Faisons un retour sur Apple et son succès. La société a, ces dernières années, prouvé que l'on pouvait avoir du succès dans tout ce qu'on tentait, en créant des produits radicalement innovants et destinés (c'est le grand changement) à être utilisés intuitivement par le commun des mortels. On ne plie plus le client au fonctionnement d'un produit, mais le produit a une utilisation aussi intuitive que possible. C'est à notre avis le plus gros génie d'Apple. iOS a été pour ça (encore plus que Mac OS) une véritable révélation. Hélas, si toutes les roues du monde sont rondes, c'est qu'avec le temps les meilleures idées et les choses les plus pratiques finissent par s'imposer et ce qui était l'exception, donnant un avantage, finit par devenir la norme. Mais la brève portant sur Samsung et Apple, nous ferons l'impasse sur l'autre volet de cette guerre moins directe entre Android et iOS.
Nous revenons donc à la partie matérielle, la pomme de discorde entre les deux sociétés. Ces dernières années, Samsung a massivement investi pour rattraper (d'autres diront copier) Apple sur le marché des mobiles et des tablettes. Aujourd'hui, la qualité de leurs produits s'est très nettement améliorée, et leurs spécifications sont même parfois meilleures, avec par exemple l'adoption d'écrans AMOLED. Ce dernier point est un des meilleurs exemples de ce que peut craindre Apple. Samsung est aujourd'hui la seule à savoir produire en masse ces écrans et ne compte pas en vendre à ses concurrents puisqu'ils représentent un avantage commercial pour ses propres produits.
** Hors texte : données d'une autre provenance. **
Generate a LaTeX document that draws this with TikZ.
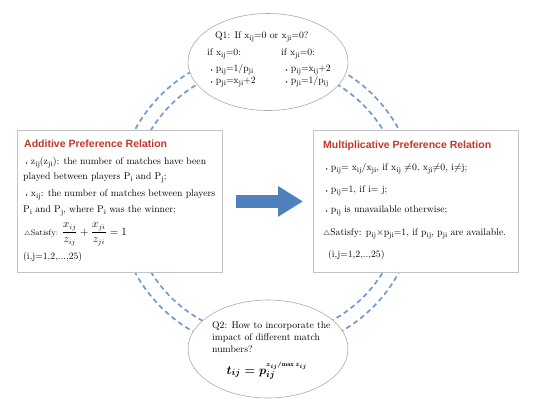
\documentclass[tikz,border=0pt]{standalone}
\usepackage{amsmath}
\usepackage{fontspec}
\newfontfamily\titlefont{Liberation Sans}
\usetikzlibrary{shapes.geometric,arrows.meta}
\definecolor{dashblue}{RGB}{118,154,206}
\definecolor{arrowblue}{RGB}{79,129,189}
\definecolor{titlered}{RGB}{192,57,43}
\definecolor{boxgray}{RGB}{196,196,196}
\definecolor{ellgray}{RGB}{170,170,170}
\newcommand{\mysub}[2]{#1\raisebox{-0.5ex}{\fontsize{7.6}{8}\selectfont #2}}
\newcommand{\bul}{{\fontsize{5}{5}\selectfont\textbullet}}
\newcommand{\tri}{\ensuremath{\scriptstyle\triangle}}
\begin{document}
\begin{tikzpicture}[x=1pt,y=-1pt,
  ring/.style={draw=dashblue, line width=1.7pt, dash pattern=on 5pt off 3.5pt},
  panel/.style={draw=boxgray, fill=white, line width=0.8pt, anchor=north west, inner sep=0pt},
  bubble/.style={draw=ellgray, fill=white, line width=0.6pt, ellipse, inner sep=0pt},
  txt/.style={anchor=base west, inner sep=0pt, font=\fontsize{9.7}{11}\selectfont},
  small/.style={anchor=base west, inner sep=0pt, font=\fontsize{8}{10}\selectfont},
  ttl/.style={anchor=base west, inner sep=0pt, font=\titlefont\bfseries\fontsize{10.5}{12}\selectfont, text=titlered}]
\useasboundingbox (0,0) rectangle (536,408);
\fill[white] (0,0) rectangle (536,408);
% dashed rings
\coordinate (ringc) at (267,201);
\draw[ring] (ringc) circle[radius=150pt];
\draw[ring] (ringc) circle[radius=136pt];
% ellipses
\node[bubble, minimum width=160pt, minimum height=97pt] (q1) at (268,62) {};
\node[bubble, minimum width=160pt, minimum height=98pt] (q2) at (268,349) {};
% boxes
\node[panel, minimum width=205pt, minimum height=142pt] (addbox) at (17,130) {};
\node[panel, minimum width=205pt, minimum height=142pt] (mulbox) at (313,130) {};
% arrow
\draw[arrowblue, line width=13pt, -{Triangle[length=25pt,width=29pt]}, shorten <=13pt, shorten >=10pt] (addbox.east) -- (mulbox.west);
% Q1 text
\node[txt] (q1a) at (215,38) {Q1: If \mysub{x}{ij}=0 or \mysub{x}{ji}=0?};
\node[txt] (q1b) at (207,55) {if \mysub{x}{ij}=0:};
\node[txt] (q1c) at (281,55) {if \mysub{x}{ji}=0:};
\node[txt] (q1d) at (209,71) {\bul\,\mysub{p}{ij}=1/\mysub{p}{ji}};
\node[txt] (q1e) at (209,83) {\bul\,\mysub{p}{ji}=\mysub{x}{ji}+2};
\node[txt] (q1f) at (284,71) {\bul\,\mysub{p}{ij}=\mysub{x}{ij}+2};
\node[txt] (q1g) at (284,83) {\bul\,\mysub{p}{ji}=1/\mysub{p}{ij}};
% Q2 text
\node[txt] (q2a) at (212,328) {Q2: How to incorporate the};
\node[txt] (q2b) at (212,340) {impact of different match};
\node[txt] (q2c) at (212,352) {numbers?};
\node[anchor=base, inner sep=0pt, font=\fontsize{13}{15}\selectfont] (q2d) at (267,374) {$\boldsymbol{t_{ij}=p_{ij}^{\scriptscriptstyle z_{ij}/\!\max z_{ij}}}$};
% additive box text
\node[ttl] (addt) at (24,147) {Additive Preference Relation};
\node[txt] (add1) at (24,164) {\bul\,\mysub{z}{ij}(\mysub{z}{ji}): the number of matches have been};
\node[txt] (add2) at (23,179) {played between players \mysub{P}{i} and \mysub{P}{j};};
\node[txt] (add3) at (24,196) {\bul\,\mysub{x}{ij}: the number of matches between players};
\node[txt] (add4) at (23,212) {\mysub{P}{i} and \mysub{P}{j}, where \mysub{P}{i} was the winner;};
\node[small] (add5) at (24,235) {\tri Satisfy: {\fontsize{10.5}{12}\selectfont$\displaystyle\frac{x_{ij}}{z_{ij}}+\frac{x_{ji}}{z_{ji}}=1$}};
\node[txt] (add6) at (23,259) {(i,j=1,2,...,25)};
% multiplicative box text
\node[ttl] (mult) at (323,148) {Multiplicative Preference Relation};
\node[txt] (mul1) at (324,170) {\bul\,\mysub{p}{ij}= \mysub{x}{ij}/\mysub{x}{ji}, if \mysub{x}{ij} $\neq$0, \mysub{x}{ji}$\neq$0, i$\neq$j;};
\node[txt] (mul2) at (324,192) {\bul\,\mysub{p}{ij}=1, if i= j;};
\node[txt] (mul3) at (324,212) {\bul\,\mysub{p}{ij} is unavailable otherwise;};
\node[txt] (mul4) at (323,235) {\tri Satisfy: \mysub{p}{ij}$\times$\mysub{p}{ji}=1, if \mysub{p}{ij}, \mysub{p}{ji} are available.};
\node[txt] (mul5) at (328,257) {(i,j=1,2,..,25)};
\end{tikzpicture}
\end{document}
S'ils continuent dans ce sens et voient leur succès confirmé, cela pourrait poser d'autres problèmes, par exemple au niveau de la mémoire Flash. Aujourd'hui, Apple est le plus gros acheteur de ces puces au monde, essentiellement grâce à l'iPhone et l'iPad. Si demain Samsung voit ses ventes exploser, il se fournira tout naturellement en premier dans ses propres usines et forcément à un tarif privilégié, ce qui rendra mathématiquement ses produits plus compétitifs et à l'abri de pénuries que d'autres pourraient craindre.
Le nœud du problème est bien là. Apple a assis sa puissance sur le marché des composants grâce à sa puissance d'achat, mais elle n'a pas de poids réel face à un Samsung qui préfèrerait vendre des produits finis que des composants à un concurrent. Cela est déjà arrivé dans un domaine différent, mais que l'on peut comparer, au niveau des barrettes mémoire et dans une moindre mesure des clés USB. Les fabricants de leurs puces mémoire se sont aperçus lors de la crise économique qu'il leur était bien plus rentable de commercialiser des produits finis sous leur marque. Nombre de petits fabricants de ces produits ont alors périclité et d'autres comme OCZ ont décidé de se retirer de ce marché qui n'était plus rentable. Certes, il y a des différences majeures entre une barrette mémoire et un iPhone, mais ce n'est qu'une question de temps et de savoir-faire, chose que personne ne peut garder indéfiniment secrète, surtout lorsque tout est assemblé chez des sous-traitants.
Dans ce contexte, que l'on soit d'accord ou pas avec sa politique, on comprend qu'Apple utilise à fond son arme la plus puissante, les brevets qu'elle a déposés ces dernières années grâce à son avance prise sur ses concurrents. Mais il ne faut pas se leurrer, ce n'est qu'une politique à très court terme visant à ralentir ou à casser l'envol de la concurrence, car ces brevets sont uniquement des boucliers pilonnés en permanence par la concurrence. Défendant une position, ils finissent toujours d'une manière ou d'une autre à céder ou à être contournés. Seule l'innovation constante, ce que l'on pourrait comparer à une grande mobilité des armées, peut permettre de gagner des batailles dans une guerre qui de toute façon ne finira jamais.